Celle qui est destinée à orner une ferme perdure, mais elle est en diminution. En revanche, un autre type s’est développé. Depuis une quinzaine d’années, les poyas ont une deuxième vie. Elles sont récupérées dans la publicité, dans le dessin de presse et par des artistes qui n’ont rien à voir avec cela. En tapant «poya» sur Google, j’ai obtenu 476000 occurrences. Il s’agit le plus souvent d’une peinture de loisir, décorative, destinée à une clientèle urbaine, généralement sous forme de petits tableaux d’intérieur. En Savoie, on assiste à une profusion de peintres, alors qu’il n’y avait aucune tradition de poyas là-bas. On peut même y faire des stages «poya» de trois jours. En fait, il a fallu qu’elle fasse son coming-out...

 

Justement, comment expliquez-vous ce retour au premier plan?
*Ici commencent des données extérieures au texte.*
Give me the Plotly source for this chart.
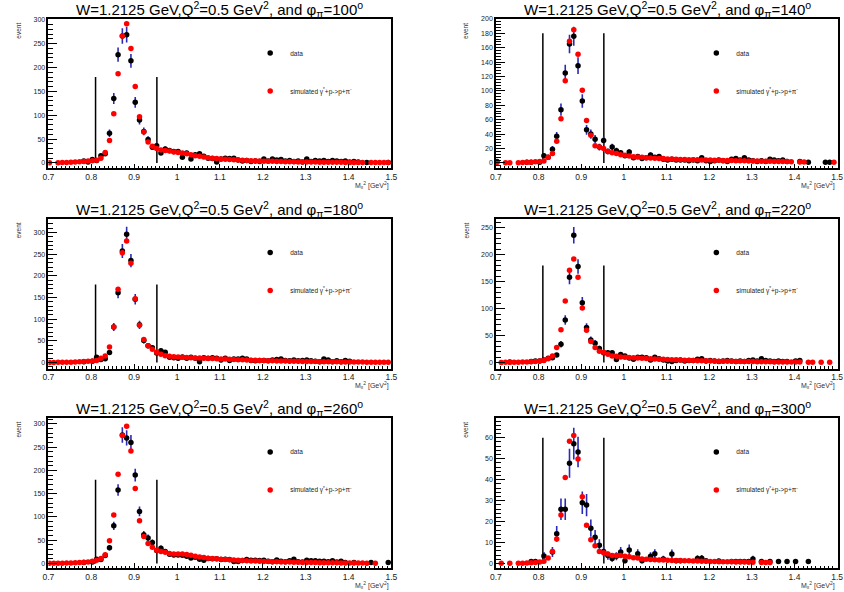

Cela va probablement de pair avec le succès des désalpes. Les gens sont prêts à passer des heures dans les embouteillages pour y assister. Les paysans sont flattés du monde qui vient les voir, mais ça les fait parfois aussi tiquer. Je me souviens que certains d’entre eux avaient refusé de participer à une édition en raison d’un problème, me semble-t-il, d’une baisse du prix du lait. Ils disaient qu’ils voulaient être soutenus durant toute l’année et pas seulement lors du dernier samedi de septembre. Ils se sentaient juste bons pour le folklore. D’autre part, on assiste, depuis une vingtaine d’années, à une mode de la vache, comme il y a eu une mode des dinosaures auparavant.

 

Selon vous, la poya a eu une reconnaissance tar-dive. Pourquoi?

La peinture suisse-orientale, qui a des similitudes avec la poya telle qu’on la connaît ici, a été repérée et collectionnée à la fin du XIXe siècle déjà, on n’y a longtemps pas prêté attention chez nous. C’est curieux, car il suffit de se promener dans la campagne pour découvrir la plus grande galerie de peinture du monde. Ce qui a contribué à la faire connaître, c’est certainement la Fête de la poya, les deux livres que lui a consacré Alain Glauser ainsi que l’exposition que nous avions mise sur pied au Musée gruérien en 1981. Maintenant, les gens prennent ce qu’ils veulent de la poya et c’est peut-être tant mieux comme cela.

 

Comment interprétez-vous ce phénomène?

Il y a peut-être une nostalgie – qu’on n’aime pas avouer – de ce monde rural, de cette Suisse peuple de bergers. Pourquoi les gens ne prennent-ils pas un autre sujet que la montée à l’alpage? Pourquoi cet encolonnement avec ces zigzags leur donne envie d’en faire des représentations? C’est qu’il y a quelque chose de simple et rudimentaire. Ça renvoie à des réflexes premiers. Comme pour les premières poyas de Sylvestre Pidoux en fait.